Uma manhã deixamos de ter rede de telemóvel e Net. Ficamos em sobressalto quando ouvimos tiros e helicópteros. Pela janela vemos blindados e ouve-se gritar "Começou a revolução!" Estamos a 25 de Janeiro de 2011. Fechámo-nos no apartamento, colocámos os móveis a trancar a porta e puzemos a jeito tudo o que pode servir como arma de defesa: facas. martelos, sprays anti-roubo. Isoladas dos mundo, estabelecemos regras para aguentar quanto mais tempo melhor: 1 - É obrigatório deslocar-se sem barulho, de forma a dar a ideia que o apartamento está vazio; 2 - É proibido usar os gás; 3 - Para poupar os mantimentos, só comemos ao pequeno almoço e ao jantar, todos ao mesmo tempo e a parte de cada uma é distribuída pela mais velha.

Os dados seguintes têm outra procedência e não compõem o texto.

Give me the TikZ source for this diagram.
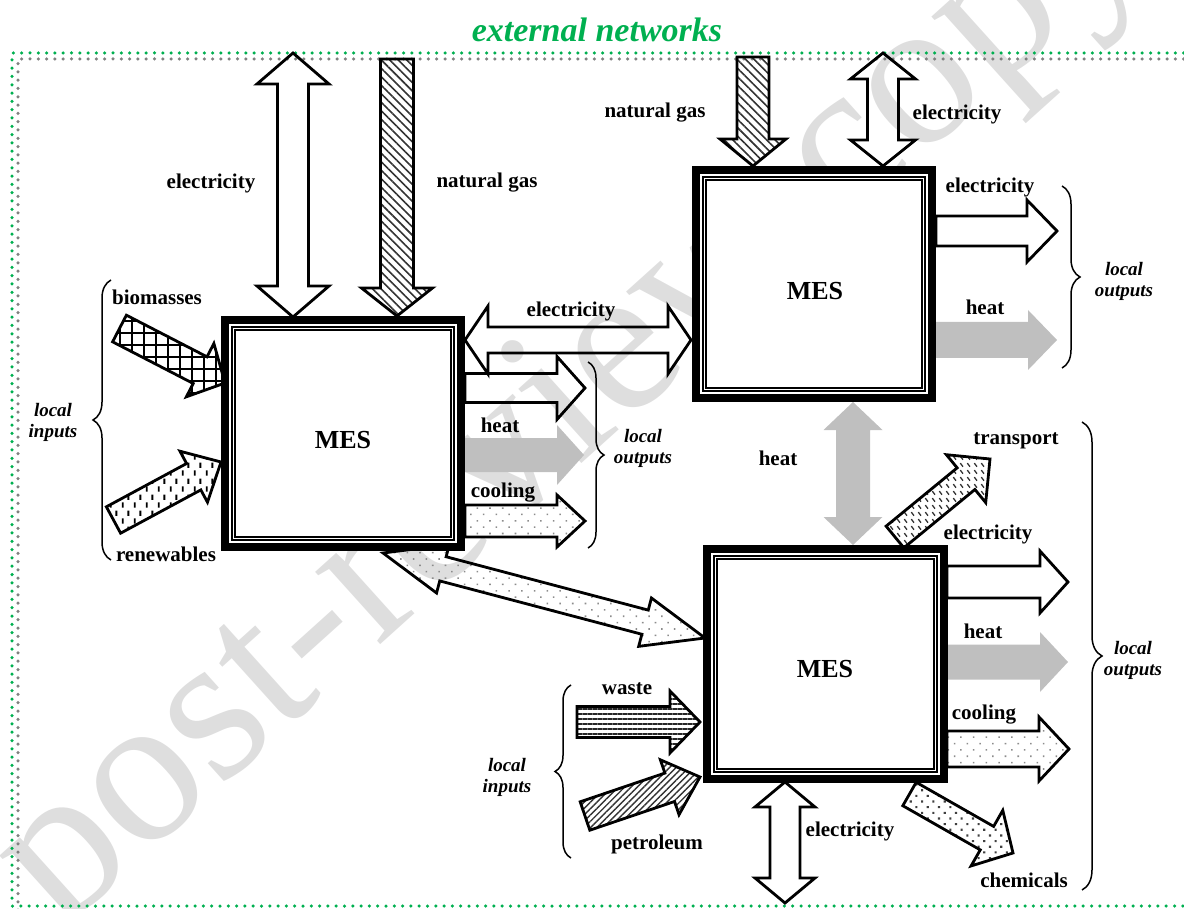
\documentclass[tikz,border=0pt]{standalone}
\usepackage{fontspec}
\setmainfont{Liberation Serif}
\usetikzlibrary{calc,patterns.meta,decorations.pathreplacing}
\definecolor{netgreen}{RGB}{0,176,80}
\definecolor{heatgray}{RGB}{191,191,191}
\definecolor{dotgray}{RGB}{128,128,128}

\pgfdeclarepattern{
  name=vdashes,
  bottom left={\pgfpoint{0pt}{0pt}},
  top right={\pgfpoint{12pt}{16pt}},
  tile size={\pgfpoint{12pt}{16pt}},
  code={\pgfsetlinewidth{2pt}
    \pgfpathmoveto{\pgfpoint{3pt}{1.5pt}}\pgfpathlineto{\pgfpoint{3pt}{7pt}}
    \pgfpathmoveto{\pgfpoint{9pt}{9.5pt}}\pgfpathlineto{\pgfpoint{9pt}{15pt}}
    \pgfusepath{stroke}}
}
\pgfdeclarepattern{
  name=sdashes,
  bottom left={\pgfpoint{0pt}{0pt}},
  top right={\pgfpoint{7pt}{7pt}},
  tile size={\pgfpoint{7pt}{7pt}},
  code={\pgfsetlinewidth{1.5pt}
    \pgfpathmoveto{\pgfpoint{1.5pt}{5.5pt}}\pgfpathlineto{\pgfpoint{4.5pt}{1.5pt}}
    \pgfusepath{stroke}}
}

% single block arrow: style, tail, tip, shaft half width, head half width, head length
\newcommand\sarrow[6]{%
  \coordinate (ah) at ($(#3)!#6!(#2)$);
  \path[#1] ($(#2)!#4!90:(#3)$) -- ($(ah)!#4!90:(#3)$) -- ($(ah)!#5!90:(#3)$) -- (#3)
    -- ($(ah)!#5!-90:(#3)$) -- ($(ah)!#4!-90:(#3)$) -- ($(#2)!#4!-90:(#3)$) -- cycle;
}
% double block arrow: style, end A, end B, shaft half width, head half width, head length
\newcommand\darrow[6]{%
  \coordinate (ha) at ($(#2)!#6!(#3)$);
  \coordinate (hb) at ($(#3)!#6!(#2)$);
  \path[#1] (#2) -- ($(ha)!#5!90:(#3)$) -- ($(ha)!#4!90:(#3)$) -- ($(hb)!#4!-90:(#2)$)
    -- ($(hb)!#5!-90:(#2)$) -- (#3) -- ($(hb)!#5!90:(#2)$) -- ($(hb)!#4!90:(#2)$)
    -- ($(ha)!#4!-90:(#3)$) -- ($(ha)!#5!-90:(#3)$) -- cycle;
}
% MES box: name, x1, y1, x2, y2, label x, label y
\newcommand\mesbox[7]{%
  \fill[white] (#2,#3) rectangle (#4,#5);
  \draw[line width=8pt] ($(#2,#3)+(4,4)$) rectangle ($(#4,#5)+(-4,-4)$);
  \draw[line width=1.2pt] ($(#2,#3)+(11,11)$) rectangle ($(#4,#5)+(-11,-11)$);
  \draw[line width=1.2pt] ($(#2,#3)+(14,14)$) rectangle ($(#4,#5)+(-14,-14)$);
  \node[mes] (#1) at (#6,#7) {MES};
}

\begin{document}
\begin{tikzpicture}[x=1pt,y=-1pt,
  lbl/.style={font=\fontsize{21}{23}\selectfont\bfseries, inner sep=0pt},
  loc/.style={font=\fontsize{19}{21}\selectfont\bfseries\itshape, align=center, inner sep=0pt},
  mes/.style={font=\fontsize{26}{28}\selectfont\bfseries, inner sep=0pt},
  wa/.style={draw=black, line width=2.8pt, line join=miter},
  ng/.style={wa, pattern={Lines[angle=-45,distance=6pt,line width=1.6pt]}, pattern color=black!80},
  ht/.style={fill=heatgray},
  cl/.style={wa, pattern={Dots[angle=45,distance=9pt,radius=1.1pt]}, pattern color=black!45},
  bio/.style={wa, pattern={Hatch[angle=0,distance=12pt,line width=2pt]}, pattern color=black},
  ren/.style={wa, pattern=vdashes, pattern color=black},
  trn/.style={wa, pattern=sdashes, pattern color=black!80},
  chem/.style={wa, pattern={Dots[angle=45,distance=8pt,radius=1.5pt]}, pattern color=black!75},
  wst/.style={wa, pattern={Lines[angle=0,distance=5pt,line width=2.2pt]}, pattern color=black!85},
  pet/.style={wa, pattern={Lines[angle=45,distance=4.5pt,line width=1.4pt]}, pattern color=black!80},
  brc/.style={draw, line width=1.5pt, decorate},
  dots/.style={line width=3.5pt, line cap=round, dash pattern=on 0pt off 8.3pt}
]
\useasboundingbox (0,0) rectangle (1184,909);
\clip (0,0) rectangle (1184,909);

% watermark
\node[text=black!13, rotate=42, font=\fontsize{212}{212}\selectfont] (wm) at (575,406) {post-review copy};

% frame of the external networks
\draw[dots, netgreen] (1192,53) -- (12,53) -- (12,906) -- (1192,906);
\draw[dots, dotgray] (1192,59) -- (18,59) -- (18,918);
\node[font=\fontsize{34}{36}\selectfont\bfseries\itshape, text=netgreen] (ext) at (597,30) {external networks};

% endpoints
\coordinate (e1a) at (293,53);   \coordinate (e1b) at (293,317);
\coordinate (g1a) at (397,59);   \coordinate (g1b) at (397,316);
\coordinate (g2a) at (753,57);   \coordinate (g2b) at (753,166);
\coordinate (e2a) at (883,53);   \coordinate (e2b) at (883,166);
\coordinate (e12a) at (465,340); \coordinate (e12b) at (691,340);
\coordinate (o1ea) at (465,388); \coordinate (o1eb) at (585,388);
\coordinate (o1ha) at (465,455); \coordinate (o1hb) at (584,455);
\coordinate (o1ca) at (465,521); \coordinate (o1cb) at (585,521);
\coordinate (bioa) at (119.5,328.5); \coordinate (biob) at (225,383);
\coordinate (rena) at (113.5,520);   \coordinate (renb) at (221,462);
\coordinate (c13a) at (383,553); \coordinate (c13b) at (705,638);
\coordinate (h23a) at (853,402); \coordinate (h23b) at (853,545);
\coordinate (o2ea) at (936,231); \coordinate (o2eb) at (1057,231);
\coordinate (o2ha) at (936,340); \coordinate (o2hb) at (1057,340);
\coordinate (tra) at (895,537);  \coordinate (trb) at (990,459);
\coordinate (o3ea) at (947,582); \coordinate (o3eb) at (1068,582);
\coordinate (o3ha) at (947,662); \coordinate (o3hb) at (1068,662);
\coordinate (o3ca) at (947,749); \coordinate (o3cb) at (1069,749);
\coordinate (cha) at (909.5,794); \coordinate (chb) at (1013,853);
\coordinate (e3a) at (785,782);  \coordinate (e3b) at (785,903);
\coordinate (wsa) at (577,722);  \coordinate (wsb) at (700,722);
\coordinate (pta) at (585,816);  \coordinate (ptb) at (700,777);

% arrows
\darrow{wa}{e1a}{e1b}{15.5pt}{36pt}{31pt}
\sarrow{ng}{g1a}{g1b}{16.5pt}{35.5pt}{28pt}
\sarrow{ng}{g2a}{g2b}{16pt}{33pt}{27pt}
\darrow{wa}{e2a}{e2b}{15.5pt}{32.5pt}{26pt}
\darrow{wa}{e12a}{e12b}{13pt}{34pt}{23pt}
\sarrow{wa}{o1ea}{o1eb}{14.5pt}{31.5pt}{28pt}
\sarrow{ht}{o1ha}{o1hb}{17pt}{30pt}{27pt}
\sarrow{cl}{o1ca}{o1cb}{16pt}{26pt}{28pt}
\sarrow{bio}{bioa}{biob}{15pt}{30pt}{28pt}
\sarrow{ren}{rena}{renb}{15pt}{29pt}{31pt}
\darrow{cl}{c13a}{c13b}{12.5pt}{25pt}{62pt}
\darrow{ht}{h23a}{h23b}{17pt}{29.5pt}{28pt}
\sarrow{wa}{o2ea}{o2eb}{15pt}{31pt}{30pt}
\sarrow{ht}{o2ha}{o2hb}{18pt}{30pt}{29pt}
\sarrow{trn}{tra}{trb}{14pt}{31pt}{31pt}
\sarrow{wa}{o3ea}{o3eb}{16pt}{31pt}{28pt}
\sarrow{ht}{o3ha}{o3hb}{17.5pt}{30pt}{28pt}
\sarrow{cl}{o3ca}{o3cb}{18pt}{32pt}{30pt}
\sarrow{chem}{cha}{chb}{13.5pt}{32pt}{30pt}
\darrow{wa}{e3a}{e3b}{15pt}{30pt}{25pt}
\sarrow{wst}{wsa}{wsb}{15.5pt}{31pt}{30pt}
\sarrow{pet}{pta}{ptb}{15pt}{29pt}{32pt}

% MES boxes
\mesbox{mes1}{221}{316}{465}{551}{343}{440}
\mesbox{mes2}{692}{166}{936}{402}{815}{291}
\mesbox{mes3}{703}{545}{948}{783}{825}{669}

% braces
\draw[brc, decoration={brace, amplitude=18pt}] (111,560) -- (111,280);
\draw[brc, decoration={brace, amplitude=16pt}] (588,362) -- (588,548);
\draw[brc, decoration={brace, amplitude=18pt}] (1062,186) -- (1062,368);
\draw[brc, decoration={brace, amplitude=20pt}] (1082,422) -- (1082,890);
\draw[brc, decoration={brace, amplitude=16pt}] (571,858) -- (571,685);

% labels
\node[lbl] (l1) at (211,183) {electricity};
\node[lbl] (l2) at (487,183) {natural gas};
\node[lbl] (l3) at (655,113) {natural gas};
\node[lbl] (l4) at (957,114) {electricity};
\node[lbl] (l5) at (571,311) {electricity};
\node[lbl] (l6) at (500,425) {heat};
\node[lbl] (l7) at (503,493) {cooling};
\node[lbl] (l8) at (157,297) {biomasses};
\node[lbl] (l9) at (166,554) {renewables};
\node[loc] (l10) at (53,422) {local\\inputs};
\node[loc] (l11) at (643,448) {local\\outputs};
\node[lbl] (l12) at (990,187) {electricity};
\node[lbl] (l13) at (985,307) {heat};
\node[loc] (l14) at (1124,281) {local\\outputs};
\node[lbl] (l15) at (778,458) {heat};
\node[lbl] (l16) at (1016,441) {transport};
\node[lbl] (l17) at (988,534) {electricity};
\node[lbl] (l18) at (983,631) {heat};
\node[lbl] (l19) at (984,715) {cooling};
\node[lbl] (l20) at (1024,880) {chemicals};
\node[loc] (l21) at (1133,660) {local\\outputs};
\node[lbl] (l22) at (850,831) {electricity};
\node[lbl] (l23) at (627,689) {waste};
\node[lbl] (l24) at (657,844) {petroleum};
\node[loc] (l25) at (507,777) {local\\inputs};
\end{tikzpicture}
\end{document}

Os homens do prédio arranjaram armas e organizam turnos de sentinela para que ninguém entre. A embaixada da China enviou aviões para nos repatriar. Decidi não ir. Há três anos que estudo aqui, não posso abandonar agora tudo. Tenho de conseguir o diploma. As outras são da mesma opinião.
Ninguém regressa à China.
Uma semana depois voltamos a ter Internet. O telemóvel volta a tocar. Saímos em grupo, escoltadas por um chinês. No supermercado as prateleiras estão vazias. Recomeçam as aulas e exigem a demissão do reitor. A bem dizer, exigem a demissão de todos os dirigentes, desde que Mubarak abandonou o poder. A vida muda cada vez mais rapidamente. Nas aulas agora só se fala de política. É novidade, mesmo para os professores. Dizem-nos para fazermos uma relação dos elementos que conduziram à revolução e aparece sempre o mesmo factor em primeiro lugar: os jovens não têm empregos. Os egípcios contam-nos o que acontece nas ruas: "Vamos ter finalmente um novo Egipto." Mas vê-se bem que estão inquietos e percebe-se que o povo está desorientado.
Há manifestações todos as sextas-feiras, dia feriado para os muçulmanos, mas eu nunca lá vou. É perigoso. É o tipo de evento em que aproveitam logo para te apalpar. Desde o início da revolução, a população tranca-se em casa, como medo dos ladrões.
Agora, quando saio, algo começa logo a funcionar na minha cabeça. Ponho os fones do meu iPod com canções francesas, chinesas, inglesas e árabes, calmas mas muito altas. Não quero ouvir "sini,sini!". Não quero ver o olhar das pessoas. Admiro o céu egípcio, sempre tão belo.
Apesar de tudo, gosto da vida aqui. O Egipto será para sempre a minha segunda pátria. Acabo de obter o meu diploma: poucos estrangeiros o conseguiram e eu até abtive a menção "Bom". Papá está muito orgulhoso. Até já me disse que me vai dar um presente."
Yitong Chen, Le Monde, 11/02/2013, página 16
Esclarecimento
Este texto foi publicado na habitual secção "Décryptages" - "Témoignage" do Le Monde, com a indicação "M ACADÉMIE", o que indica que Yitong Chen concorreu e foi seleccionada para frequentar a escola de jornalismo patrocinada pelo Le Monde. Integra assim um grupo de cinquenta estagiários que têm direito a uma formação paga de um ano, em Paris. Nada mau.